▶ _EXERCISE DESCRIPTION_:
Quote each line of the material verbatim, without the pictures.

▶ _DATA ROWS_:
** Begin **
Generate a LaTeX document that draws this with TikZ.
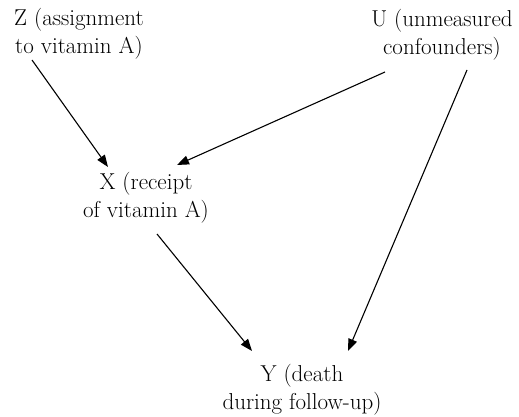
\documentclass[tikz,border=0pt]{standalone}
\usetikzlibrary{arrows.meta}
\begin{document}
\begin{tikzpicture}[x=1pt,y=-1pt,
  lbl/.style={align=center,inner sep=0pt,font=\fontsize{23}{28}\selectfont},
  arr/.style={line width=1.1pt,-{Triangle[length=12pt,width=9pt]}}]
\useasboundingbox (0,0) rectangle (519,417);
\node[lbl] (Z) at (79,33.5) {Z (assignment\\to vitamin A)};
\node[lbl] (U) at (442,34.5) {U (unmeasured\\confounders)};
\node[lbl] (X) at (146,198) {X (receipt\\of vitamin A)};
\node[lbl] (Y) at (302,389.5) {Y (death\\during follow-up)};
\coordinate (zs) at (32,60);
\coordinate (xz) at (108,167);
\coordinate (us1) at (385,72);
\coordinate (xu) at (177,165);
\coordinate (us2) at (467,70);
\coordinate (yu) at (348,351);
\coordinate (xs) at (157,234);
\coordinate (yx) at (252,351);
\draw[arr] (zs) -- (xz);
\draw[arr] (us1) -- (xu);
\draw[arr] (us2) -- (yu);
\draw[arr] (xs) -- (yx);
\end{tikzpicture}
\end{document}
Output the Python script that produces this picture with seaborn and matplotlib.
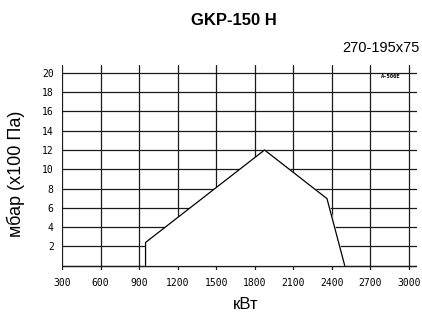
import seaborn as sns
import pandas as pd
from matplotlib import pyplot as plt

sns.set_style("white")
plt.rcParams["font.family"] = ["Liberation Sans", "DejaVu Sans"]
plt.rcParams["text.color"] = "black"
plt.rcParams["axes.labelcolor"] = "black"
plt.rcParams["xtick.color"] = "black"
plt.rcParams["ytick.color"] = "black"

# Working field outline (kW vs mbar)
power = [950, 950, 1876, 2362, 2500]
pressure = [0, 2.4, 12.0, 6.95, 0]
xticks = [300, 600, 900, 1200, 1500, 1800, 2100, 2400, 2700, 3000]
yticks = [0, 2, 4, 6, 8, 10, 12, 14, 16, 18, 20]
ytick_labels = ["", "2", "4", "6", "8", "10", "12", "14", "16", "18", "20"]

df = pd.DataFrame({"kW": power, "mbar": pressure})

fig = plt.figure(figsize=(4.22, 3.17), dpi=100)
ax = fig.add_axes([0.147, 0.148, 0.841, 0.647])

ax.set_axisbelow(True)
ax.grid(True, color="#1a1a1a", linewidth=0.9)
for s in ax.spines.values():
    s.set_visible(False)

ax.fill_between(df["kW"], df["mbar"], 0, color="white", zorder=2)
sns.lineplot(x="kW", y="mbar", data=df, sort=False, color="black",
             linewidth=0.9, ax=ax, zorder=3, estimator=None)
ax.axhline(0, color="#1a1a1a", linewidth=0.9, zorder=3)

ax.set_xlim(300, 3062)
ax.set_ylim(-0.47, 20.83)
ax.set_xticks(xticks)
ax.set_yticks(yticks)
ax.set_yticklabels(ytick_labels)
ax.tick_params(length=0, labelsize=7, pad=6)
for lab in ax.get_xticklabels() + ax.get_yticklabels():
    lab.set_family("DejaVu Sans Mono")

ax.set_xlabel("кВт", fontsize=12)
ax.xaxis.set_label_coords(0.518, -0.13)
ax.set_ylabel("мбар (х100 Па)", fontsize=13)
ax.yaxis.set_label_coords(-0.105, 0.47)

ax.text(2856, 19.6, "A-506E", fontsize=4, fontweight="bold", ha="center", va="center",
        family="DejaVu Sans Mono")

fig.text(0.555, 0.935, "GKP-150 H", fontsize=12, fontweight="bold", ha="center", va="center")
fig.text(0.995, 0.85, "270-195x75", fontsize=10.5, ha="right", va="center")

plt.savefig("out.png", dpi=100)
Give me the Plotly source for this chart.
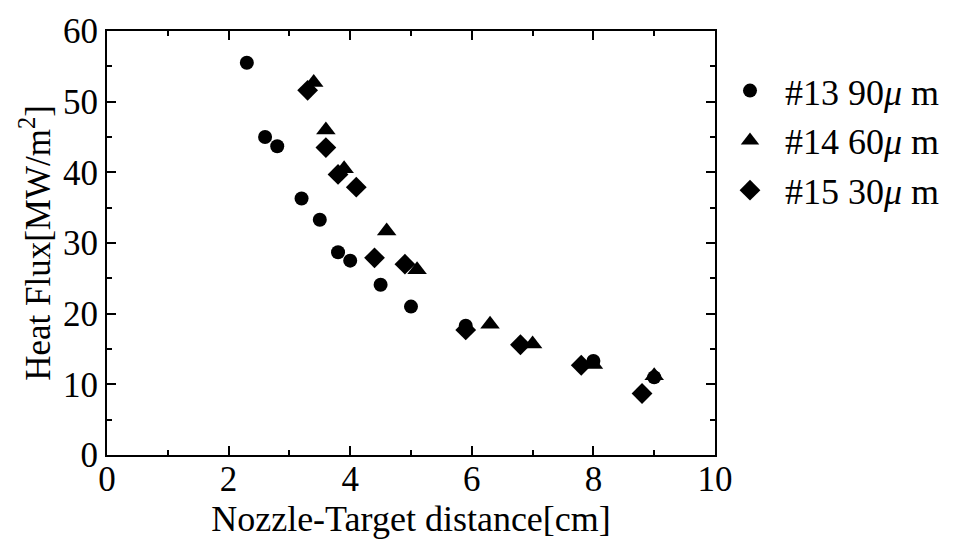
** End **
▶ _FINISHED EXERCISE_:
Generate a LaTeX document that draws this with TikZ.
\documentclass[tikz,border=0pt]{standalone}
\usetikzlibrary{arrows.meta}
\begin{document}
\begin{tikzpicture}[x=1pt,y=-1pt,
  lbl/.style={align=center,inner sep=0pt,font=\fontsize{23}{28}\selectfont},
  arr/.style={line width=1.1pt,-{Triangle[length=12pt,width=9pt]}}]
\useasboundingbox (0,0) rectangle (519,417);
\node[lbl] (Z) at (79,33.5) {Z (assignment\\to vitamin A)};
\node[lbl] (U) at (442,34.5) {U (unmeasured\\confounders)};
\node[lbl] (X) at (146,198) {X (receipt\\of vitamin A)};
\node[lbl] (Y) at (302,389.5) {Y (death\\during follow-up)};
\coordinate (zs) at (32,60);
\coordinate (xz) at (108,167);
\coordinate (us1) at (385,72);
\coordinate (xu) at (177,165);
\coordinate (us2) at (467,70);
\coordinate (yu) at (348,351);
\coordinate (xs) at (157,234);
\coordinate (yx) at (252,351);
\draw[arr] (zs) -- (xz);
\draw[arr] (us1) -- (xu);
\draw[arr] (us2) -- (yu);
\draw[arr] (xs) -- (yx);
\end{tikzpicture}
\end{document}
Output the Python script that produces this picture with seaborn and matplotlib.
import seaborn as sns
import pandas as pd
from matplotlib import pyplot as plt

sns.set_style("white")
plt.rcParams["font.family"] = ["Liberation Sans", "DejaVu Sans"]
plt.rcParams["text.color"] = "black"
plt.rcParams["axes.labelcolor"] = "black"
plt.rcParams["xtick.color"] = "black"
plt.rcParams["ytick.color"] = "black"

# Working field outline (kW vs mbar)
power = [950, 950, 1876, 2362, 2500]
pressure = [0, 2.4, 12.0, 6.95, 0]
xticks = [300, 600, 900, 1200, 1500, 1800, 2100, 2400, 2700, 3000]
yticks = [0, 2, 4, 6, 8, 10, 12, 14, 16, 18, 20]
ytick_labels = ["", "2", "4", "6", "8", "10", "12", "14", "16", "18", "20"]

df = pd.DataFrame({"kW": power, "mbar": pressure})

fig = plt.figure(figsize=(4.22, 3.17), dpi=100)
ax = fig.add_axes([0.147, 0.148, 0.841, 0.647])

ax.set_axisbelow(True)
ax.grid(True, color="#1a1a1a", linewidth=0.9)
for s in ax.spines.values():
    s.set_visible(False)

ax.fill_between(df["kW"], df["mbar"], 0, color="white", zorder=2)
sns.lineplot(x="kW", y="mbar", data=df, sort=False, color="black",
             linewidth=0.9, ax=ax, zorder=3, estimator=None)
ax.axhline(0, color="#1a1a1a", linewidth=0.9, zorder=3)

ax.set_xlim(300, 3062)
ax.set_ylim(-0.47, 20.83)
ax.set_xticks(xticks)
ax.set_yticks(yticks)
ax.set_yticklabels(ytick_labels)
ax.tick_params(length=0, labelsize=7, pad=6)
for lab in ax.get_xticklabels() + ax.get_yticklabels():
    lab.set_family("DejaVu Sans Mono")

ax.set_xlabel("кВт", fontsize=12)
ax.xaxis.set_label_coords(0.518, -0.13)
ax.set_ylabel("мбар (х100 Па)", fontsize=13)
ax.yaxis.set_label_coords(-0.105, 0.47)

ax.text(2856, 19.6, "A-506E", fontsize=4, fontweight="bold", ha="center", va="center",
        family="DejaVu Sans Mono")

fig.text(0.555, 0.935, "GKP-150 H", fontsize=12, fontweight="bold", ha="center", va="center")
fig.text(0.995, 0.85, "270-195x75", fontsize=10.5, ha="right", va="center")

plt.savefig("out.png", dpi=100)
Give me the Plotly source for this chart.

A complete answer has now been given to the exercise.